- From: Travis Leithead <travil@microsoft.com>
- Date: Sat, 19 Sep 2009 22:06:57 +0000
- To: Doug Schepers <schepers@w3.org>, www-style CSS <www-style@w3.org>, www-svg <www-svg@w3.org>, "www-dom@w3.org" <www-dom@w3.org>
> From: www-style-request@w3.org [mailto:www-style-request@w3.org] On > Behalf Of Doug Schepers > I do like the authoring convenience of providing x and y attributes, but I'm > not convinced that simply reflecting the clientX/clientY attributes provides > the most benefit to authors. The SVG WG has suggested that > DOM3 Events offers a way to resolve the mouse coordinates with respect to > transformations and viewbox adjustments, rather than forcing authors to do > this in Javascript; if the CSS WG also adds transformations to CSS, this is > something that will be needed for CSS+HTML as well. Thus, it is best defined > in the DOM3 Events spec than in the SVG spec. The most obvious names for > these attributes are x and y. I understand that this part of the CSSOM spec is > already implemented, but this need not cause a problem... in the absence of > any coordinate transformations, x/y would be identical to clientX/clientY, so > we could simply extend that definition.
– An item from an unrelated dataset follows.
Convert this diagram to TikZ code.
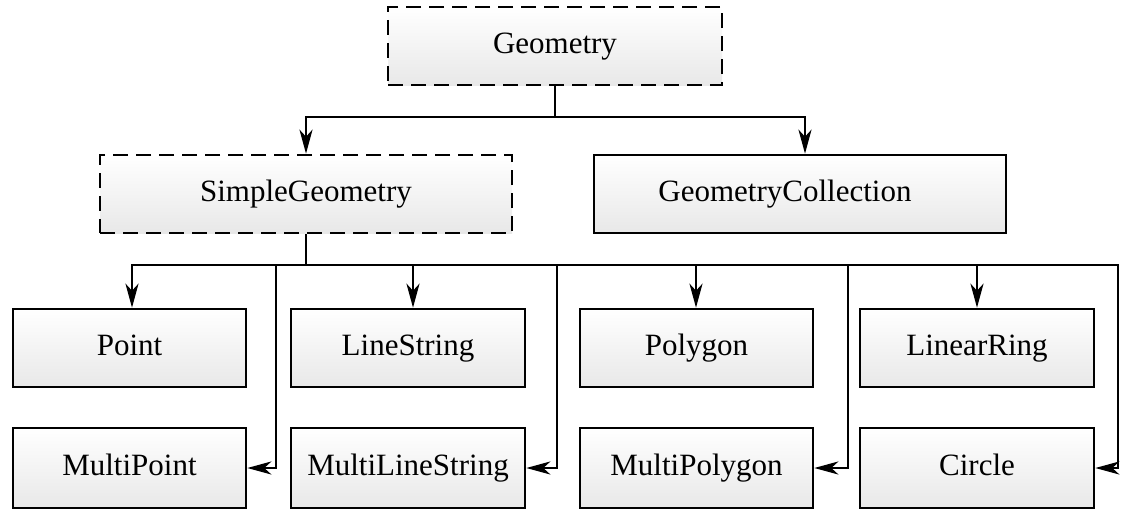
\documentclass[tikz,border=0pt]{standalone}
\usepackage{fontspec}
\setmainfont{Liberation Serif}
\usetikzlibrary{arrows.meta,calc}
\begin{document}
\begin{tikzpicture}[x=1pt,y=-1pt,
  box/.style={draw=black,line width=2.6pt,rectangle,top color=white,bottom color=gray!18,
    minimum height=78pt,inner sep=0pt,text height=21pt,text depth=6pt,font=\fontsize{31}{35}\selectfont},
  dbox/.style={box,dash pattern=on 15pt off 8pt},
  conn/.style={draw=black,line width=2.6pt,-{Stealth[length=24pt,width=13pt,inset=7pt]}},
  plain/.style={draw=black,line width=2.6pt}]
\useasboundingbox (0,0) rectangle (1128,517);
% nodes
\node[dbox,minimum width=334pt] (geo) at (555,46) {Geometry};
\node[dbox,minimum width=412pt] (sg) at (306,194) {SimpleGeometry};
\node[box,minimum width=412pt] (gc) at (800,194) {\hspace*{-30pt}GeometryCollection};
\node[box,minimum width=233pt] (pt) at (129.5,348) {Point};
\node[box,minimum width=234pt] (ls) at (408,348) {LineString};
\node[box,minimum width=233pt] (pg) at (696.5,348) {Polygon};
\node[box,minimum width=234pt] (lr) at (977,348) {LinearRing};
\node[box,minimum width=233pt,minimum height=80pt] (mpt) at (129.5,468) {MultiPoint};
\node[box,minimum width=234pt,minimum height=80pt] (mls) at (408,468) {MultiLineString};
\node[box,minimum width=233pt,minimum height=80pt] (mpg) at (696.5,468) {MultiPolygon};
\node[box,minimum width=234pt,minimum height=80pt] (cir) at (977,468) {Circle};
% bus coordinates
\coordinate (b1) at (555,117);
\coordinate (b2) at (306,265);
% top level
\draw[plain] (geo.south) -- (b1);
\draw[conn] (b1) -| (sg.north);
\draw[conn] (b1) -| ($(gc.north)+(5,0)$);
% second level
\draw[plain] (sg.south) -- (b2);
\draw[plain] (132,265) -- (1118,265);
\draw[conn] (b2) -| ($(pt.north)+(2.5,0)$);
\draw[conn] (b2) -| ($(ls.north)+(5,0)$);
\draw[conn] (b2) -| ($(pg.north)+(-0.5,0)$);
\draw[conn] (b2) -| (lr.north);
\draw[conn] (b2) -| (276,265) |- (mpt.east);
\draw[conn] (b2) -| (557,265) |- (mls.east);
\draw[conn] (b2) -| (848,265) |- (mpg.east);
\draw[conn] (b2) -| (1118,265) |- (cir.east);
\end{tikzpicture}
\end{document}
Unfortunately, I think that hijacking these already-deployed properties (x/y) would result in backwards-compatibility issues for browsers. The use case for mouse coordinate transformations from CSS/SVG is a great idea. I'd rather suggest a _method_ (rather than a property) that translates the coordinates. That way, we don’t have to deal with the init*Event() issue.